Small advisory firms and large wirehouses, banks, and broker-dealers may find that the Department of Labor’s fiduciary rule will affect how advisors are currently recruited—through sizeable bonuses that woo them to leave their current firms and move where the grass is greener.

One of the concerns specifically addressed within the pages of the fiduciary rule is recruitment compensation.

And according to Capitol Securities Management Inc., those bonuses have presented not just the DOL but also the Financial Industry Regulatory Authority (FINRA) with areas of concern.

In fact, said Capitol, FINRA “has recently made efforts to require disclosure of said incentives to customers as part of the transfer process, but to date, those efforts have not made their way through the rule-making authority board.” But that doesn’t mean that the DOL rule won’t affect them—and the results could change the way recruiting is done.

For one thing, according to Capitol, it could level the playing field for smaller firms, which don’t have the deep pockets for massive recruitment bonuses that the wirehouses do.

In addition, those bonuses often come with strings attached; production levels and quotas for proprietary products.

Capitol, a Virginia-based regional broker-dealer with a presence in 14 states and Washington, D.C., $4 billion in assets under management and about 18,000 accounts, said that under the new rule, both traditional and independent advisors might have to justify any recruitment bonuses as they apply to retirement accounts—showing, for instance, how the advisor’s move to a new firm would benefit the advisor’s clients.

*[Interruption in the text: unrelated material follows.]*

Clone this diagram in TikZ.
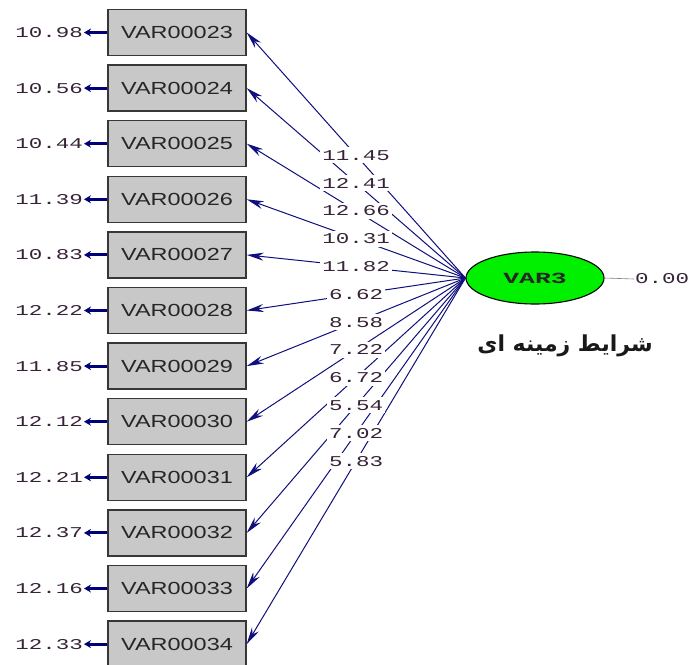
\documentclass[tikz,border=0pt]{standalone}
\usepackage{fontspec}
\usetikzlibrary{arrows.meta,shapes.geometric}
\TeXXeTstate=1
\newfontfamily\numfont{Liberation Mono}[FakeStretch=1.5]
\newfontfamily\varfont{Liberation Mono}[FakeStretch=1.7]
\newfontfamily\boxfont{Liberation Sans}[FakeStretch=1.34]
\newfontfamily\arabicfont[Script=Arabic]{DejaVu Sans}
\definecolor{pathblue}{RGB}{15,15,125}
\definecolor{arrowblue}{RGB}{0,0,120}
\definecolor{boxgray}{RGB}{200,200,200}
\definecolor{boxedge}{RGB}{55,55,55}
\definecolor{numtext}{RGB}{55,35,55}
\definecolor{latgreen}{RGB}{0,240,0}
\tikzset{
  obs/.style={draw=boxedge, line width=1.4pt, fill=boxgray, minimum width=138pt,
    minimum height=46pt, inner sep=0pt, font=\boxfont\fontsize{17.5}{17.5}\selectfont,
    text=black!85},
  lat/.style={ellipse, draw=black, line width=1.1pt, fill=latgreen, minimum width=138pt,
    minimum height=52pt, inner sep=0pt, font=\varfont\bfseries\fontsize{15.5}{15.5}\selectfont,
    text=black!85},
  loading/.style={draw=pathblue, line width=1pt, -{Stealth[length=17pt,width=8pt]}},
  errarrow/.style={draw=arrowblue, line width=3pt, -{Stealth[length=7pt,width=8pt]}},
  coef/.style={fill=white, inner xsep=2pt, inner ysep=3pt, text=numtext,
    font=\numfont\fontsize{15}{15}\selectfont},
  errnum/.style={anchor=east, inner sep=1pt, text=numtext,
    font=\numfont\fontsize{15}{15}\selectfont}
}
\begin{document}
\begin{tikzpicture}[x=1pt,y=-1pt]
\useasboundingbox (0,0) rectangle (692,664);
\clip (0,0) rectangle (692,664);

% latent variable
\node[lat] (lv) at (535,278) {VAR3};
\coordinate (src) at (lv.west);

% observed variables
\foreach \i/\n in {0/23,1/24,2/25,3/26,4/27,5/28,6/29,7/30,8/31,9/32,10/33,11/34}{
  \node[obs] (b\i) at (177,{32.5+55.6*\i}) {VAR000\n};
}

% loadings
\foreach \i in {0,...,11}{
  \draw[loading] (src) -- (b\i.east);
}
\foreach \i/\v in {0/11.45,1/12.41,2/12.66,3/10.31,4/11.82,5/6.62,6/8.58,7/7.22,8/6.72,9/5.54,10/7.02,11/5.83}{
  \path (src) -- (b\i.east) node[coef, pos=0.5] (c\i) {\v};
}

% error variances
\foreach \i/\v in {0/10.98,1/10.56,2/10.44,3/11.39,4/10.83,5/12.22,6/11.85,7/12.12,8/12.21,9/12.37,10/12.16,11/12.33}{
  \node[errnum] (e\i) at (84,{32.5+55.6*\i}) {\v};
  \draw[errarrow] (b\i.west) -- (e\i.east);
}

% latent variance
\node[coef, anchor=west, inner sep=1pt] (lvv) at (634,279) {0.00};
\draw[gray, line width=0.6pt] (lv.east) -- (lvv.west);

% latent label
\node[font=\arabicfont\bfseries\fontsize{22}{22}\selectfont, text=black!90] (lab) at (565,346)
  {\beginR شرایط زمینه ای\endR};
\end{tikzpicture}
\end{document}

This could be one of the unforeseen effects of the fiduciary rule, and it could result in as yet unquantified but perhaps substantial compliance costs for broker-dealers.

Larger BDs and wirehouses have been thought to have the advantage, since they have the financial wherewithal to foot the bill for any increased compliance costs.

Smaller independent BDs were expected to be the ones to struggle under the new requirements.

However, according to Capitol’s president Mark Hamby, that may not necessarily be the case.

In a statement, Hamby said, “When it comes to recruiting advisors, the new fiduciary ruling has the potential to be a game-changer between large and small firms. As a privately owned advisory firm and broker dealer, we don’t compete with the big checks large wirehouses issue as recruitment incentives.”

Instead, other attractions bring new talent, and the firm’s payout grid is “dollar-neutral,” not favoring any one product over another. Firms that rely on “the big check” as a recruiting tool, said Hamby, “will be left scrambling.”

It remains to be seen which firms emerge the winners and which the losers.